Well, in these pieces of music, the great importance of wind instruments – frequently it seems as though there are several different types of them in play, thanks to the electronic modifications of the sounds of Cuthbért’s trumpet – could give rise to the idea that breath might be the force to engage for the purpose. After all, the metabolism of human breathing with its inhalations and exhalations seems to be a major nexus between the body and the mind, and perhaps also the one that is disordered the most through prolonged periods of immersion in the Internet, with grave consequences for our capacity to concentrate on or to pay attention to anything in particular: amidst the “infected atmosphere” bellowing forth from our contemporary prostration before the Internet together with its associated technologies, as an ensemble which represents the latest incarnation of the empire of journalism, very often we all act in effect as though we were beginning to hyperventilate, whether we mean to or not. At present, when all the places, the pieces, and even the people start to rush, start to rush by because nobody knows any longer really how to breath – breathlessness as a problem by now having become much more than something secondary or a consequence only – perhaps it’s right at the center of the whirlwind of this self-induced disorientation that we’d do best to look or rather to listen for an applicable remedy against the insidious tyranny of haste.

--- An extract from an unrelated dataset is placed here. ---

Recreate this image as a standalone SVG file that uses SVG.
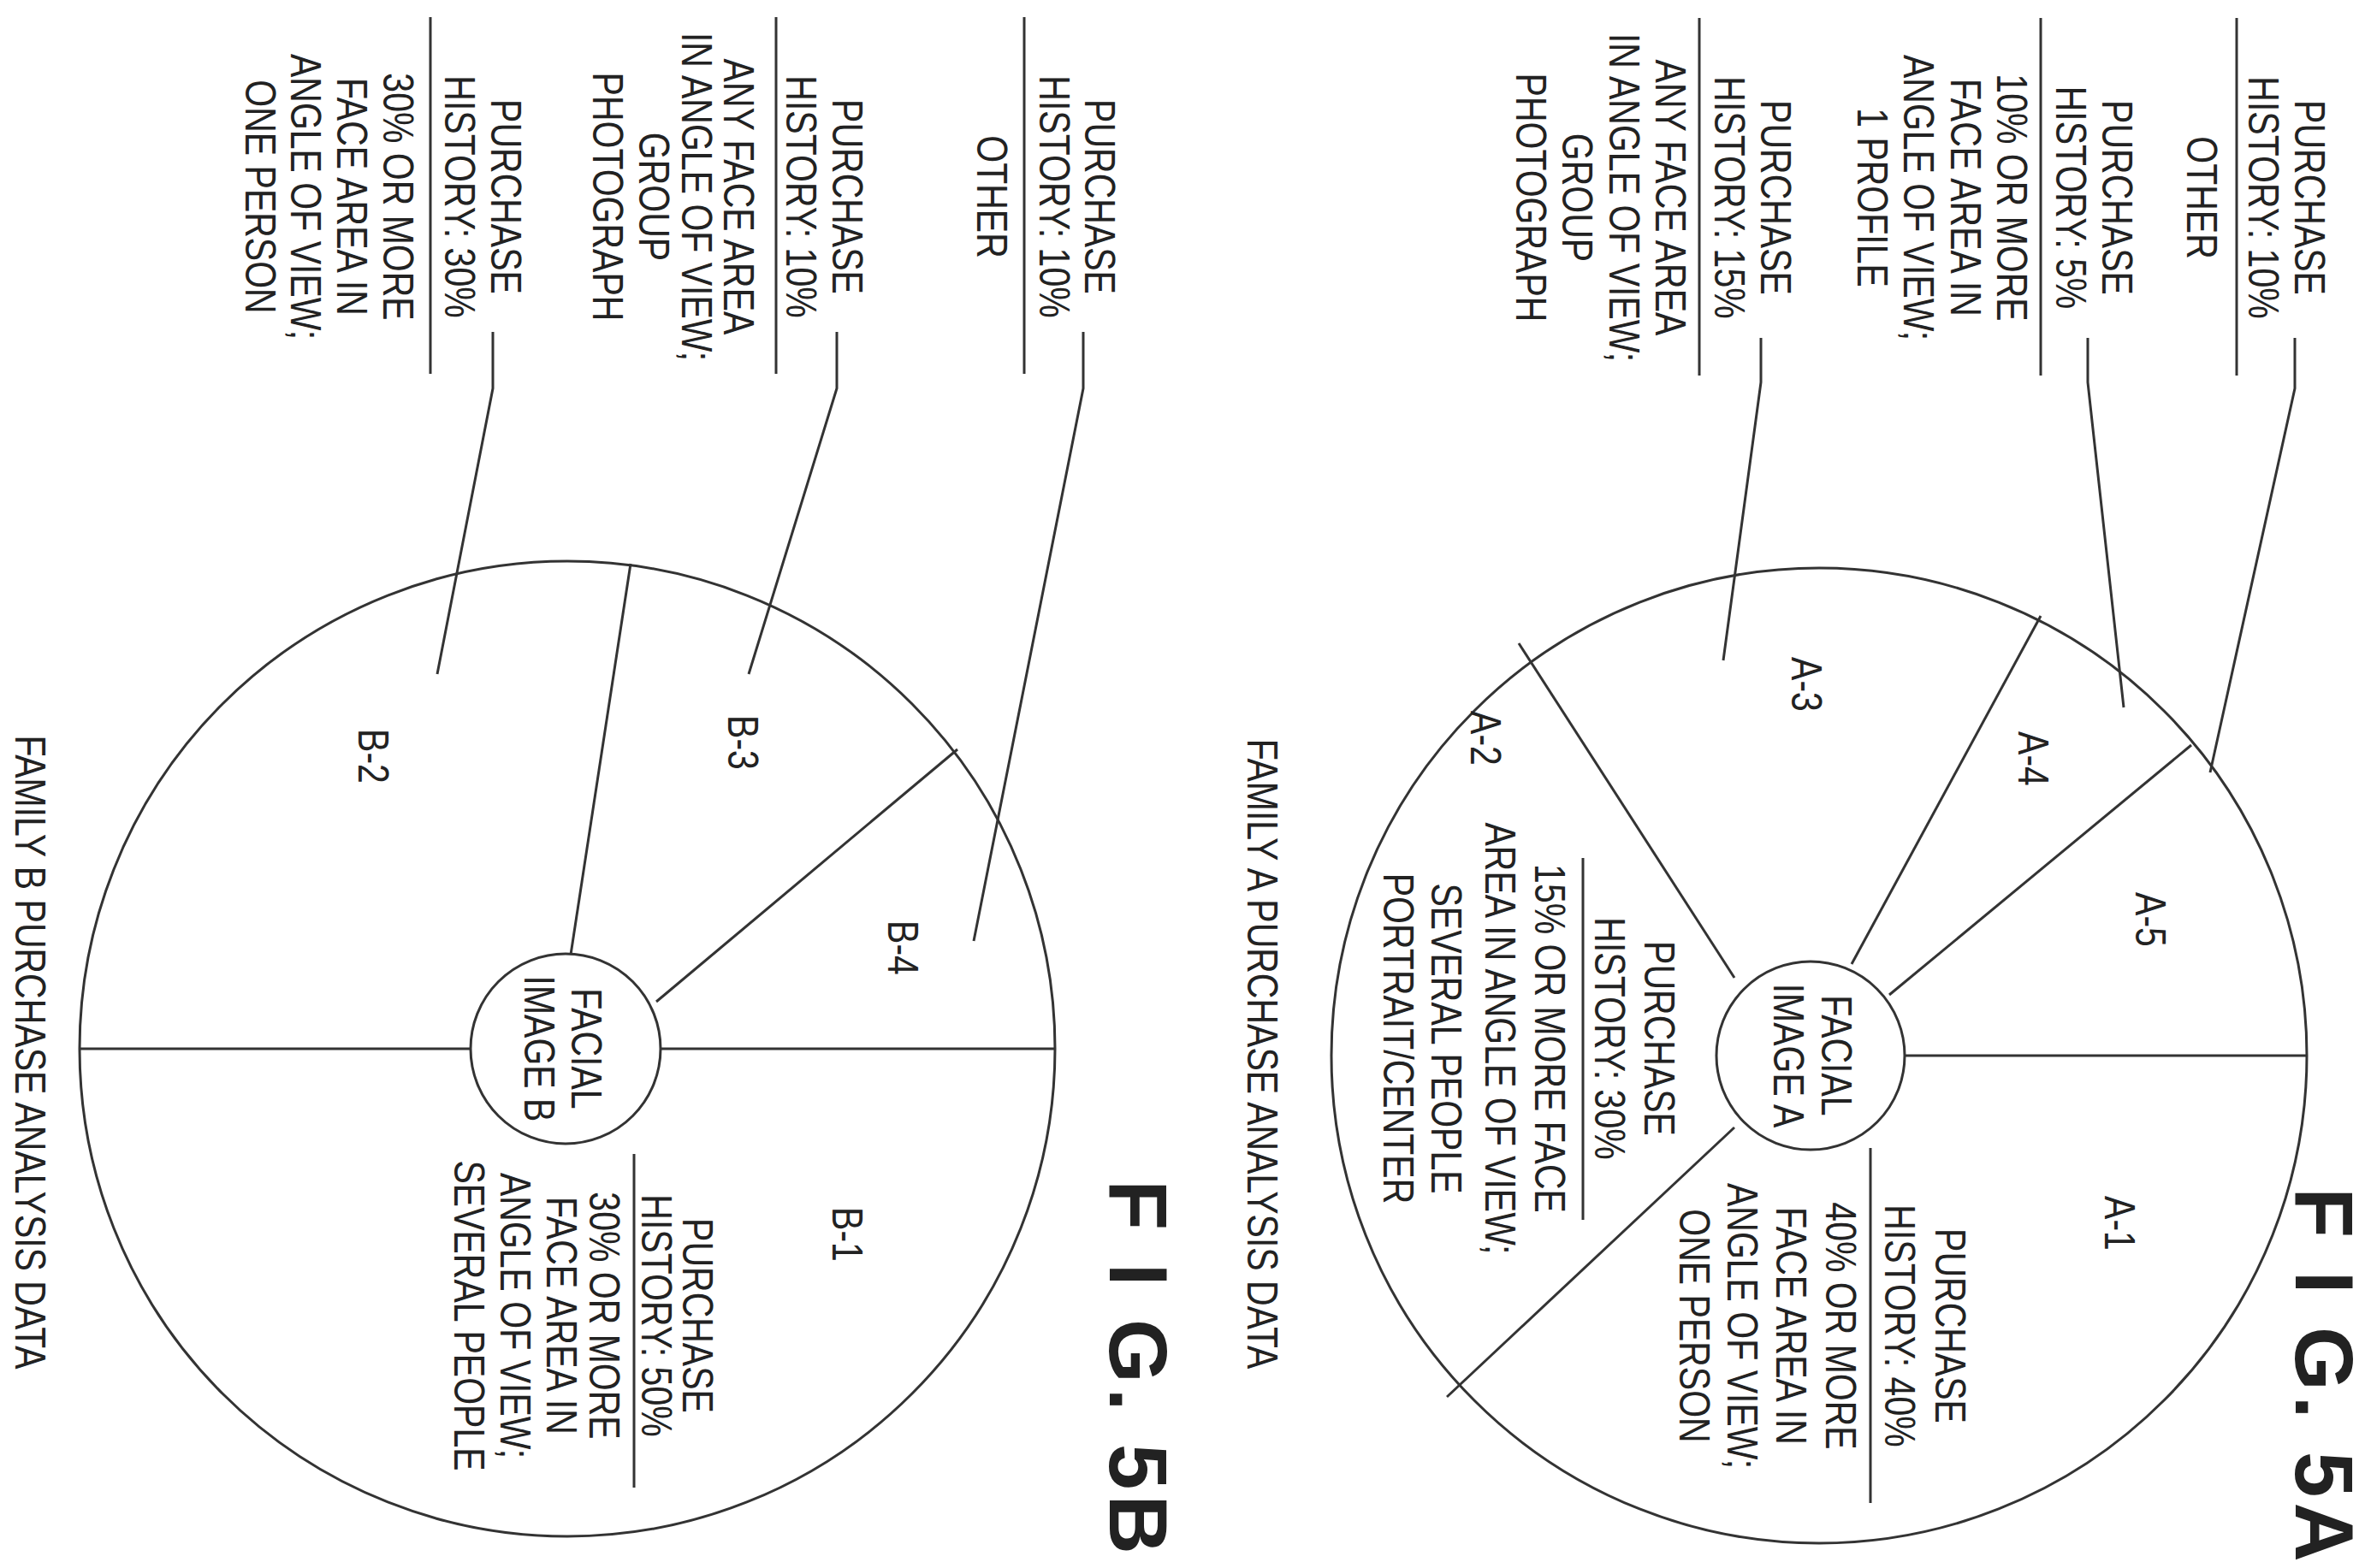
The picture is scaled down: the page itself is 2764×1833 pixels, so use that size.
<svg xmlns="http://www.w3.org/2000/svg" width="2764" height="1833" viewBox="0 0 2764 1833">
<style>
.t{font-family:"Liberation Sans",Arial,sans-serif;font-size:50px;fill:#222;text-anchor:middle;dominant-baseline:central}
.f{font-family:"Liberation Sans",Arial,sans-serif;font-size:96px;font-weight:bold;fill:#222;text-anchor:middle;dominant-baseline:central;letter-spacing:6px}
.s{fill:none;stroke:#333;stroke-width:3}
</style>
<rect width="2764" height="1833" fill="#fff"/>
<g id="pieA">
<circle class="s" cx="2126" cy="1234" r="570"/>
<g class="s">
<line x1="2226" y1="1234" x2="2696" y2="1234"/>
<line x1="2208" y1="1163" x2="2561" y2="871"/>
<line x1="2164" y1="1127" x2="2385" y2="720"/>
<line x1="2027" y1="1143" x2="1775" y2="752"/>
<line x1="2027" y1="1318" x2="1691" y2="1633"/>
<line x1="2186" y1="1342" x2="2186" y2="1757"/>
<line x1="1850" y1="1003" x2="1850" y2="1426"/>
</g>
<text class="t" transform="translate(2477 1430) rotate(90) scale(0.82 1)">A-1</text>
<text class="t" transform="translate(1736 863) rotate(90) scale(0.82 1)">A-2</text>
<text class="t" transform="translate(2111 800) rotate(90) scale(0.82 1)">A-3</text>
<text class="t" transform="translate(2376 887) rotate(90) scale(0.82 1)">A-4</text>
<text class="t" transform="translate(2513 1075) rotate(90) scale(0.82 1)">A-5</text>
<text class="t" transform="translate(2279 1550) rotate(90) scale(0.82 1)">PURCHASE</text>
<text class="t" transform="translate(2220 1550) rotate(90) scale(0.82 1)">HISTORY: 40%</text>
<text class="t" transform="translate(2151 1550) rotate(90) scale(0.82 1)">40% OR MORE</text>
<text class="t" transform="translate(2093 1550) rotate(90) scale(0.82 1)">FACE AREA IN</text>
<text class="t" transform="translate(2036 1550) rotate(90) scale(0.82 1)">ANGLE OF VIEW;</text>
<text class="t" transform="translate(1980 1550) rotate(90) scale(0.82 1)">ONE PERSON</text>
<text class="t" transform="translate(1939 1214) rotate(90) scale(0.82 1)">PURCHASE</text>
<text class="t" transform="translate(1881 1214) rotate(90) scale(0.82 1)">HISTORY: 30%</text>
<text class="t" transform="translate(1811 1214) rotate(90) scale(0.82 1)">15% OR MORE FACE</text>
<text class="t" transform="translate(1753 1214) rotate(90) scale(0.82 1)">AREA IN ANGLE OF VIEW;</text>
<text class="t" transform="translate(1690 1214) rotate(90) scale(0.82 1)">SEVERAL PEOPLE</text>
<text class="t" transform="translate(1634 1214) rotate(90) scale(0.82 1)">PORTRAIT/CENTER</text>
</g>
<g id="faceA">
<circle class="s" cx="2116" cy="1234" r="110"/>
<text class="t" transform="translate(2146 1234) rotate(90) scale(0.82 1)">FACIAL</text>
<text class="t" transform="translate(2090 1234) rotate(90) scale(0.82 1)">IMAGE A</text>
</g>
<g id="calloutA1">
<text class="t" transform="translate(2699 231) rotate(90) scale(0.82 1)">PURCHASE</text>
<text class="t" transform="translate(2645 231) rotate(90) scale(0.82 1)">HISTORY: 10%</text>
<text class="t" transform="translate(2573 231) rotate(90) scale(0.82 1)">OTHER</text>
<line class="s" x1="2614" y1="21" x2="2614" y2="439"/>
</g>
<g id="calloutA2">
<text class="t" transform="translate(2474 231) rotate(90) scale(0.82 1)">PURCHASE</text>
<text class="t" transform="translate(2420 231) rotate(90) scale(0.82 1)">HISTORY: 5%</text>
<text class="t" transform="translate(2351 231) rotate(90) scale(0.82 1)">10% OR MORE</text>
<text class="t" transform="translate(2297 231) rotate(90) scale(0.82 1)">FACE AREA IN</text>
<text class="t" transform="translate(2242 231) rotate(90) scale(0.82 1)">ANGLE OF VIEW;</text>
<text class="t" transform="translate(2188 231) rotate(90) scale(0.82 1)">1 PROFILE</text>
<line class="s" x1="2385" y1="21" x2="2385" y2="439"/>
</g>
<g id="calloutA3">
<text class="t" transform="translate(2075 231) rotate(90) scale(0.82 1)">PURCHASE</text>
<text class="t" transform="translate(2021 231) rotate(90) scale(0.82 1)">HISTORY: 15%</text>
<text class="t" transform="translate(1952 231) rotate(90) scale(0.82 1)">ANY FACE AREA</text>
<text class="t" transform="translate(1898 231) rotate(90) scale(0.82 1)">IN ANGLE OF VIEW;</text>
<text class="t" transform="translate(1843 231) rotate(90) scale(0.82 1)">GROUP</text>
<text class="t" transform="translate(1789 231) rotate(90) scale(0.82 1)">PHOTOGRAPH</text>
<line class="s" x1="1986" y1="21" x2="1986" y2="439"/>
</g>
<g id="titleA">
<text class="f" transform="translate(2716 1610) rotate(90)">F I G. 5A</text>
<text class="t" transform="translate(1475 1232) rotate(90) scale(0.82 1)">FAMILY A PURCHASE ANALYSIS DATA</text>
</g>
<g id="pieB">
<circle class="s" cx="663" cy="1226" r="570"/>
<g class="s">
<line x1="93" y1="1226" x2="551" y2="1226"/>
<line x1="772" y1="1226" x2="1233" y2="1226"/>
<line x1="767" y1="1171" x2="1119" y2="876"/>
<line x1="667" y1="1116" x2="737" y2="659"/>
<line x1="741" y1="1349" x2="741" y2="1739"/>
</g>
<text class="t" transform="translate(990 1443) rotate(90) scale(0.82 1)">B-1</text>
<text class="t" transform="translate(436 884) rotate(90) scale(0.82 1)">B-2</text>
<text class="t" transform="translate(868 868) rotate(90) scale(0.82 1)">B-3</text>
<text class="t" transform="translate(1055 1108) rotate(90) scale(0.82 1)">B-4</text>
<text class="t" transform="translate(815 1538) rotate(90) scale(0.82 1)">PURCHASE</text>
<text class="t" transform="translate(767 1538) rotate(90) scale(0.82 1)">HISTORY: 50%</text>
<text class="t" transform="translate(706 1538) rotate(90) scale(0.82 1)">30% OR MORE</text>
<text class="t" transform="translate(656 1538) rotate(90) scale(0.82 1)">FACE AREA IN</text>
<text class="t" transform="translate(602 1538) rotate(90) scale(0.82 1)">ANGLE OF VIEW;</text>
<text class="t" transform="translate(548 1538) rotate(90) scale(0.82 1)">SEVERAL PEOPLE</text>
</g>
<g id="faceB">
<circle class="s" cx="661" cy="1226" r="111"/>
<text class="t" transform="translate(685 1226) rotate(90) scale(0.82 1)">FACIAL</text>
<text class="t" transform="translate(630 1226) rotate(90) scale(0.82 1)">IMAGE B</text>
</g>
<g id="calloutB1">
<text class="t" transform="translate(1285 230) rotate(90) scale(0.82 1)">PURCHASE</text>
<text class="t" transform="translate(1232 230) rotate(90) scale(0.82 1)">HISTORY: 10%</text>
<text class="t" transform="translate(1159 230) rotate(90) scale(0.82 1)">OTHER</text>
<line class="s" x1="1197" y1="20" x2="1197" y2="437"/>
</g>
<g id="calloutB2">
<text class="t" transform="translate(990 230) rotate(90) scale(0.82 1)">PURCHASE</text>
<text class="t" transform="translate(936 230) rotate(90) scale(0.82 1)">HISTORY: 10%</text>
<text class="t" transform="translate(863 230) rotate(90) scale(0.82 1)">ANY FACE AREA</text>
<text class="t" transform="translate(814 230) rotate(90) scale(0.82 1)">IN ANGLE OF VIEW;</text>
<text class="t" transform="translate(764 230) rotate(90) scale(0.82 1)">GROUP</text>
<text class="t" transform="translate(710 230) rotate(90) scale(0.82 1)">PHOTOGRAPH</text>
<line class="s" x1="907" y1="20" x2="907" y2="437"/>
</g>
<g id="calloutB3">
<text class="t" transform="translate(591 230) rotate(90) scale(0.82 1)">PURCHASE</text>
<text class="t" transform="translate(537 230) rotate(90) scale(0.82 1)">HISTORY: 30%</text>
<text class="t" transform="translate(465 230) rotate(90) scale(0.82 1)">30% OR MORE</text>
<text class="t" transform="translate(411 230) rotate(90) scale(0.82 1)">FACE AREA IN</text>
<text class="t" transform="translate(357 230) rotate(90) scale(0.82 1)">ANGLE OF VIEW;</text>
<text class="t" transform="translate(304 230) rotate(90) scale(0.82 1)">ONE PERSON</text>
<line class="s" x1="503" y1="20" x2="503" y2="437"/>
</g>
<g id="titleB">
<text class="f" transform="translate(1330 1601) rotate(90)">F I G. 5B</text>
<text class="t" transform="translate(35 1230) rotate(90) scale(0.82 1)">FAMILY B PURCHASE ANALYSIS DATA</text>
</g>
<g id="connectors" class="s">
<path d="M2682 395 V454 L2583 903"/>
<path d="M2440 395 V447 L2482 827"/>
<path d="M2058 395 V447 L2014 772"/>
<path d="M1266 388 V454 L1138 1100"/>
<path d="M978 388 V454 L875 788"/>
<path d="M576 388 V454 L511 788"/>
</g>
</svg>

These are the vortices whose musical likenesses KuuMA has devised in “(Can’t Sleep Need Coffee)” in particular, while also counterposing them to some passages in which the trumpet holds its own against them and thus encourages a listener to emulate its cool composure, notably a sequence beginning around at the 4:10 mark and lasting about twenty-five seconds, with the instrument sounding rather like a saxophone towards the end, as well as a slightly softer one which starts six minutes in and continues for ten seconds. During these two passages the wind instrument seems to lead the other sounds, as I suggested before, playing the role of conductor to their orchestra, and hence also representing the higher-level power of one’s own mind that ought to intervene whenever some bit of behavior becomes too automatic and runs into an impasse it cannot escape by itself. However, just as noteworthy is what happens if one focuses mainly on this wind instrument alone, for then it seems instead to turn towards the audience and to engage us in a sort of conversation, as though it were actually an articulate voice instructing the listeners, not verbally but by the example of its own playing and the respiratory technique required of it, how we might best economize our inner resources, especially the breath which otherwise would be expended fruitlessly – in the shape of vocal outbursts, sighs, imprecations, or curses – on everything that the Internet, as though it were toying with us, so frequently does to exhaust our patience without leaving us the time we’d need to handle it all.
Indeed. By now, or more likely quite some time ago, the patience of readers who’ve gotten this far will have been sorely tried, and even if it isn’t, time is calling and I myself have to hasten this text to a close, so in taking my own masked leave, I should simply like to suggest to them to seek out the fine company of KuuMA’s and Cuthbért’s personæ musicæ.